The average shopper likely thinks Amazon has the lowest prices anywhere on the web.
That’s not always true. In fact, Amazon will tweak its prices many times per hour (equaling millions of individual price changes per day), taking advantage of the psychology of price perception.
Amazon does this with a clever strategy that makes it seem like it undercuts its competition more often than it does. It offers its biggest discounts on its most popular products, while making profits on less popular ones, according to an analysis by Boomerang Commerce, a dynamic pricing company founded by former Amazon employee Guru Hariharan (we first spotted the analysis thanks to Re/code’s Jason Del Rey).

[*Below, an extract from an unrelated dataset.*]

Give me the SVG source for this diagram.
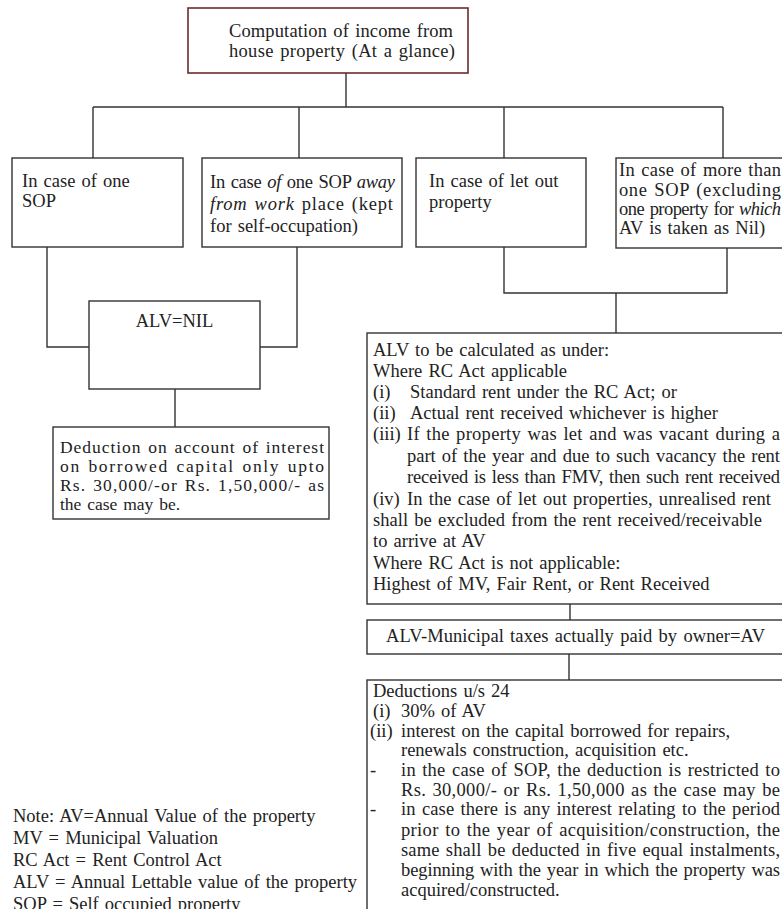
<svg xmlns="http://www.w3.org/2000/svg" width="782" height="909" viewBox="0 0 782 909">
<style>
  .box { fill: #ffffff; stroke: #333333; stroke-width: 1.4; }
  .topbox { fill: #ffffff; stroke: #6b2b2b; stroke-width: 1.6; }
  .conn { fill: none; stroke: #333333; stroke-width: 1.4; }
  text { font-family: "Liberation Serif", "Times New Roman", serif; font-size: 18.5px; fill: #222222; word-spacing: 1.5px; }
  .it { font-style: italic; }
  .small { font-size: 17.5px; }
</style>
<rect x="0" y="0" width="782" height="909" fill="#ffffff"/>

<g id="connectors">
  <path class="conn" d="M346,73 V107 M93,107 H723 M93,107 V158 M299,107 V158 M504,107 V158 M723,107 V158"/>
  <path class="conn" d="M47,247 V347 H89 M297,247 V347 H260 M175,389 V427"/>
  <path class="conn" d="M504,247 V293 H727 V248 M616,293 V333 M570,604 V620 M569,654 V680"/>
</g>

<g id="top">
  <rect class="topbox" x="188" y="8" width="280" height="65"/>
  <text x="229" y="37" textLength="224" lengthAdjust="spacing">Computation of income from</text>
  <text x="229" y="57" textLength="226" lengthAdjust="spacing">house property (At a glance)</text>
</g>

<g id="one-sop">
  <rect class="box" x="12" y="158" width="171" height="89"/>
  <text x="22" y="187">In case of one</text>
  <text x="22" y="207">SOP</text>
</g>

<g id="sop-away">
  <rect class="box" x="202" y="158" width="200" height="89"/>
  <text x="210" y="188" textLength="185" lengthAdjust="spacing">In case <tspan class="it">of</tspan> one SOP <tspan class="it">away</tspan></text>
  <text x="210" y="210" textLength="183" lengthAdjust="spacing"><tspan class="it">from work</tspan> place (kept</text>
  <text x="210" y="232">for self-occupation)</text>
</g>

<g id="let-out">
  <rect class="box" x="416" y="158" width="170" height="89"/>
  <text x="429" y="187">In case of let out</text>
  <text x="429" y="208">property</text>
</g>

<g id="more-sop">
  <rect class="box" x="616" y="158" width="190" height="90"/>
  <text x="619" y="176" textLength="162" lengthAdjust="spacing">In case of more than</text>
  <text x="619" y="196" textLength="162" lengthAdjust="spacing">one SOP (excluding</text>
  <text x="619" y="215" textLength="162" lengthAdjust="spacing">one property for <tspan class="it">which</tspan></text>
  <text x="619" y="234">AV is taken as Nil)</text>
</g>

<g id="alv-nil">
  <rect class="box" x="89" y="301" width="171" height="88"/>
  <text x="174.5" y="327" text-anchor="middle">ALV=NIL</text>
</g>

<g id="deduction-interest">
  <rect class="box" x="53" y="427" width="276" height="92"/>
  <text class="small" x="60" y="453" textLength="264" lengthAdjust="spacing">Deduction on account of interest</text>
  <text class="small" x="60" y="472" textLength="264" lengthAdjust="spacing">on borrowed capital only upto</text>
  <text class="small" x="60" y="491" textLength="264" lengthAdjust="spacing">Rs. 30,000/-or Rs. 1,50,000/- as</text>
  <text class="small" x="60" y="510">the case may be.</text>
</g>

<g id="alv-calc">
  <rect class="box" x="367" y="333" width="440" height="271"/>
  <text x="373" y="356">ALV to be calculated as under:</text>
  <text x="373" y="377">Where RC Act applicable</text>
  <text x="373" y="398">(i)</text>
  <text x="410" y="398">Standard rent under the RC Act; or</text>
  <text x="373" y="419">(ii)</text>
  <text x="410" y="419">Actual rent received whichever is higher</text>
  <text x="373" y="440">(iii)</text>
  <text x="407" y="440" textLength="373" lengthAdjust="spacing">If the property was let and was vacant during a</text>
  <text x="407" y="462" textLength="373" lengthAdjust="spacing">part of the year and due to such vacancy the rent</text>
  <text x="407" y="483" textLength="373" lengthAdjust="spacing">received is less than FMV, then such rent received</text>
  <text x="373" y="505">(iv)</text>
  <text x="407" y="505" textLength="364" lengthAdjust="spacing">In the case of let out properties, unrealised rent</text>
  <text x="373" y="526" textLength="389" lengthAdjust="spacing">shall be excluded from the rent received/receivable</text>
  <text x="373" y="547">to arrive at AV</text>
  <text x="373" y="569">Where RC Act is not applicable:</text>
  <text x="373" y="590">Highest of MV, Fair Rent, or Rent Received</text>
</g>

<g id="av">
  <rect class="box" x="367" y="620" width="440" height="34"/>
  <text x="386" y="642" textLength="379" lengthAdjust="spacing">ALV-Municipal taxes actually paid by owner=AV</text>
</g>

<g id="deductions-24">
  <rect class="box" x="367" y="680" width="440" height="240"/>
  <text x="373" y="697">Deductions u/s 24</text>
  <text x="373" y="717">(i)</text>
  <text x="401" y="717">30% of AV</text>
  <text x="370" y="737">(ii)</text>
  <text x="401" y="737">interest on the capital borrowed for repairs,</text>
  <text x="401" y="756">renewals construction, acquisition etc.</text>
  <text x="370" y="776">-</text>
  <text x="401" y="776" textLength="379" lengthAdjust="spacing">in the case of SOP, the deduction is restricted to</text>
  <text x="401" y="796" textLength="379" lengthAdjust="spacing">Rs. 30,000/- or Rs. 1,50,000 as the case may be</text>
  <text x="370" y="815">-</text>
  <text x="401" y="815" textLength="379" lengthAdjust="spacing">in case there is any interest relating to the period</text>
  <text x="401" y="836" textLength="379" lengthAdjust="spacing">prior to the year of acquisition/construction, the</text>
  <text x="401" y="856" textLength="379" lengthAdjust="spacing">same shall be deducted in five equal instalments,</text>
  <text x="401" y="876" textLength="379" lengthAdjust="spacing">beginning with the year in which the property was</text>
  <text x="401" y="896">acquired/constructed.</text>
</g>

<g id="note">
  <text x="13" y="822">Note: AV=Annual Value of the property</text>
  <text x="13" y="844">MV = Municipal Valuation</text>
  <text x="13" y="866">RC Act = Rent Control Act</text>
  <text x="13" y="888">ALV = Annual Lettable value of the property</text>
  <text x="13" y="910">SOP = Self occupied property</text>
</g>
</svg>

“Amazon may not actually be the lowest-priced seller of a particular product in any given season,” the report reads, “But its consistently low prices on the highest viewed and best-selling items drive a perception among consumers that Amazon has the best prices overall — even better than Walmart.”
One example Boomerang found was a popular $US350 Samsung TV that Amazon price-tested for six months before discounting it to $US250 on Black Friday. That price point undercut competitors and Amazon likely sold a bunch of TVs. However, at the same time Amazon discounted the TV, it jacked up the price of a HDMI cable that people would want to buy alongside the TV. Amazon knew the less popular item wouldn’t affect price perception like the TV would, so it went with the price increase.
Boomerang also highlighted an example where Amazon priced a best-selling router 20% below Walmart’s price, but a less popular model at 29% more expensive than it cost on Walmart:
Less popular router:
Boomerang points out that the idea of the price perception strategy isn’t new, but that smaller companies that don’t have Amazon’s dynamic pricing software can find themselves trying to simply price-match across the board, which isn’t as cost effective. Boomerang wants to offer those companies Amazon-like dynamic price optimization. As of now, it has clients like Staples, Sears, and GrouponGoods.
Disclosure: Jeff Bezos is an investor in Business Insider through his personal investment company Bezos Expeditions.